Exercise brief — For the copy, please give all of the data again exactly and leave the pictures out.

____ Supplied information

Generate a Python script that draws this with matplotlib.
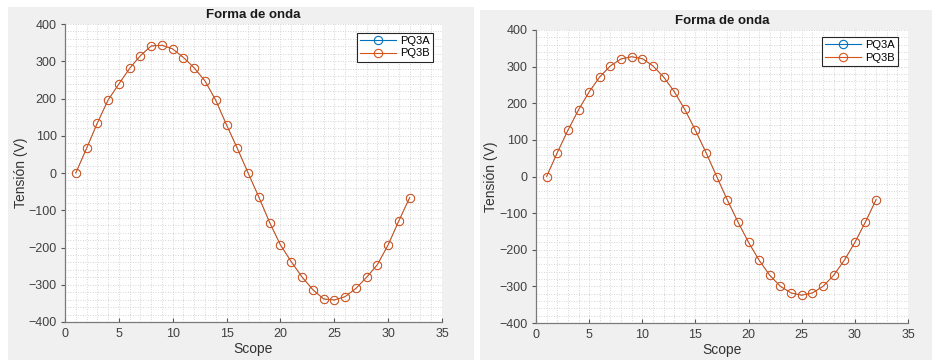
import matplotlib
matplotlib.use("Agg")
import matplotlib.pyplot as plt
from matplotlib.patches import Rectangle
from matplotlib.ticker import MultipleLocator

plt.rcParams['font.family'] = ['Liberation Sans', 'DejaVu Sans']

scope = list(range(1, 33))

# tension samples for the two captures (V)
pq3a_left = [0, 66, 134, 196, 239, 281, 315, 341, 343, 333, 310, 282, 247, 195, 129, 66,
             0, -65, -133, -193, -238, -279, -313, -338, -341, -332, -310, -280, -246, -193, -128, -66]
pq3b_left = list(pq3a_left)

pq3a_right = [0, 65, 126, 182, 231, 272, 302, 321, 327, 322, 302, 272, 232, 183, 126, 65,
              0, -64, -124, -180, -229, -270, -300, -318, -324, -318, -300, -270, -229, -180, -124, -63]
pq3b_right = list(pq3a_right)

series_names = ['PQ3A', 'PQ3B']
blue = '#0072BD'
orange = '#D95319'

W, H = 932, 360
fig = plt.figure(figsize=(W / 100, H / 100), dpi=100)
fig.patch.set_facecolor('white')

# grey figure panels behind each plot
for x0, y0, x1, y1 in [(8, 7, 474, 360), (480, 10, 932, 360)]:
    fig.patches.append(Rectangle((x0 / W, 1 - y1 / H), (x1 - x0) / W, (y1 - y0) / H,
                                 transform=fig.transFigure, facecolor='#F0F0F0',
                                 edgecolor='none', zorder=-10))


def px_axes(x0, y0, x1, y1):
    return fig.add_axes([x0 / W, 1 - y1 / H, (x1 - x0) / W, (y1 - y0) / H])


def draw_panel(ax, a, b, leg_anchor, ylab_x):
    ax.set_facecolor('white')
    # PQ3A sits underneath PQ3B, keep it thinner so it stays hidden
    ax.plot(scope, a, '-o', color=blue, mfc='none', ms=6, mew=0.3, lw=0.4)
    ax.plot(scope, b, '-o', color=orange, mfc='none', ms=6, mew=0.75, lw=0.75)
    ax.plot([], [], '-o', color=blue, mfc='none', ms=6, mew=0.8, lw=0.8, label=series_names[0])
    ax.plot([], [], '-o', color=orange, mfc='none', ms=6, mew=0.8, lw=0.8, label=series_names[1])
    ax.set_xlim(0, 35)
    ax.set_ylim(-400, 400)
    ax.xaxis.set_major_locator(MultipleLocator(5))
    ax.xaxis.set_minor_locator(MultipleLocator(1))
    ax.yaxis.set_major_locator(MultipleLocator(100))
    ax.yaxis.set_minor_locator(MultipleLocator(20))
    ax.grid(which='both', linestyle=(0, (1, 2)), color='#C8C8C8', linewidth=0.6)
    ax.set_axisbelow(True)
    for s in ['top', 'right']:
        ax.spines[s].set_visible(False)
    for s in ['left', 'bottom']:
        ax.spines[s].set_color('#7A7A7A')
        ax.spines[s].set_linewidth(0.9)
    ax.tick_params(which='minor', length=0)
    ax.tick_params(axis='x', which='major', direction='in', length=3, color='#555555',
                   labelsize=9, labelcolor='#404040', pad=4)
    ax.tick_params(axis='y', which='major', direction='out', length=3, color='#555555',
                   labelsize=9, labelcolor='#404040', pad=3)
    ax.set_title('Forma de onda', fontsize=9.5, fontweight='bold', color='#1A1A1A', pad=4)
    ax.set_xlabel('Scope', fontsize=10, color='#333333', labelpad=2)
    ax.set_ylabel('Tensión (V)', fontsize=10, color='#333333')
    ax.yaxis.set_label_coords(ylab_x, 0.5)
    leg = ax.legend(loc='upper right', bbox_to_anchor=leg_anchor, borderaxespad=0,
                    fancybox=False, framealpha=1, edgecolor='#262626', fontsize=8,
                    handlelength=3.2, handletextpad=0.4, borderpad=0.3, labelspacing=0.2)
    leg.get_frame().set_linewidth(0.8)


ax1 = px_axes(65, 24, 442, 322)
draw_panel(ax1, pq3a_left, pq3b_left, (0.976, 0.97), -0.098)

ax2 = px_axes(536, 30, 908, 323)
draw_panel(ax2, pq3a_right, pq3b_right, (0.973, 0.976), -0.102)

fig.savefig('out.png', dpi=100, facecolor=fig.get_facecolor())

________

Right answer —
Generate a Python script that draws this with matplotlib.
import matplotlib
matplotlib.use("Agg")
import matplotlib.pyplot as plt
from matplotlib.patches import Rectangle
from matplotlib.ticker import MultipleLocator

plt.rcParams['font.family'] = ['Liberation Sans', 'DejaVu Sans']

scope = list(range(1, 33))

# tension samples for the two captures (V)
pq3a_left = [0, 66, 134, 196, 239, 281, 315, 341, 343, 333, 310, 282, 247, 195, 129, 66,
             0, -65, -133, -193, -238, -279, -313, -338, -341, -332, -310, -280, -246, -193, -128, -66]
pq3b_left = list(pq3a_left)

pq3a_right = [0, 65, 126, 182, 231, 272, 302, 321, 327, 322, 302, 272, 232, 183, 126, 65,
              0, -64, -124, -180, -229, -270, -300, -318, -324, -318, -300, -270, -229, -180, -124, -63]
pq3b_right = list(pq3a_right)

series_names = ['PQ3A', 'PQ3B']
blue = '#0072BD'
orange = '#D95319'

W, H = 932, 360
fig = plt.figure(figsize=(W / 100, H / 100), dpi=100)
fig.patch.set_facecolor('white')

# grey figure panels behind each plot
for x0, y0, x1, y1 in [(8, 7, 474, 360), (480, 10, 932, 360)]:
    fig.patches.append(Rectangle((x0 / W, 1 - y1 / H), (x1 - x0) / W, (y1 - y0) / H,
                                 transform=fig.transFigure, facecolor='#F0F0F0',
                                 edgecolor='none', zorder=-10))


def px_axes(x0, y0, x1, y1):
    return fig.add_axes([x0 / W, 1 - y1 / H, (x1 - x0) / W, (y1 - y0) / H])


def draw_panel(ax, a, b, leg_anchor, ylab_x):
    ax.set_facecolor('white')
    # PQ3A sits underneath PQ3B, keep it thinner so it stays hidden
    ax.plot(scope, a, '-o', color=blue, mfc='none', ms=6, mew=0.3, lw=0.4)
    ax.plot(scope, b, '-o', color=orange, mfc='none', ms=6, mew=0.75, lw=0.75)
    ax.plot([], [], '-o', color=blue, mfc='none', ms=6, mew=0.8, lw=0.8, label=series_names[0])
    ax.plot([], [], '-o', color=orange, mfc='none', ms=6, mew=0.8, lw=0.8, label=series_names[1])
    ax.set_xlim(0, 35)
    ax.set_ylim(-400, 400)
    ax.xaxis.set_major_locator(MultipleLocator(5))
    ax.xaxis.set_minor_locator(MultipleLocator(1))
    ax.yaxis.set_major_locator(MultipleLocator(100))
    ax.yaxis.set_minor_locator(MultipleLocator(20))
    ax.grid(which='both', linestyle=(0, (1, 2)), color='#C8C8C8', linewidth=0.6)
    ax.set_axisbelow(True)
    for s in ['top', 'right']:
        ax.spines[s].set_visible(False)
    for s in ['left', 'bottom']:
        ax.spines[s].set_color('#7A7A7A')
        ax.spines[s].set_linewidth(0.9)
    ax.tick_params(which='minor', length=0)
    ax.tick_params(axis='x', which='major', direction='in', length=3, color='#555555',
                   labelsize=9, labelcolor='#404040', pad=4)
    ax.tick_params(axis='y', which='major', direction='out', length=3, color='#555555',
                   labelsize=9, labelcolor='#404040', pad=3)
    ax.set_title('Forma de onda', fontsize=9.5, fontweight='bold', color='#1A1A1A', pad=4)
    ax.set_xlabel('Scope', fontsize=10, color='#333333', labelpad=2)
    ax.set_ylabel('Tensión (V)', fontsize=10, color='#333333')
    ax.yaxis.set_label_coords(ylab_x, 0.5)
    leg = ax.legend(loc='upper right', bbox_to_anchor=leg_anchor, borderaxespad=0,
                    fancybox=False, framealpha=1, edgecolor='#262626', fontsize=8,
                    handlelength=3.2, handletextpad=0.4, borderpad=0.3, labelspacing=0.2)
    leg.get_frame().set_linewidth(0.8)


ax1 = px_axes(65, 24, 442, 322)
draw_panel(ax1, pq3a_left, pq3b_left, (0.976, 0.97), -0.098)

ax2 = px_axes(536, 30, 908, 323)
draw_panel(ax2, pq3a_right, pq3b_right, (0.973, 0.976), -0.102)

fig.savefig('out.png', dpi=100, facecolor=fig.get_facecolor())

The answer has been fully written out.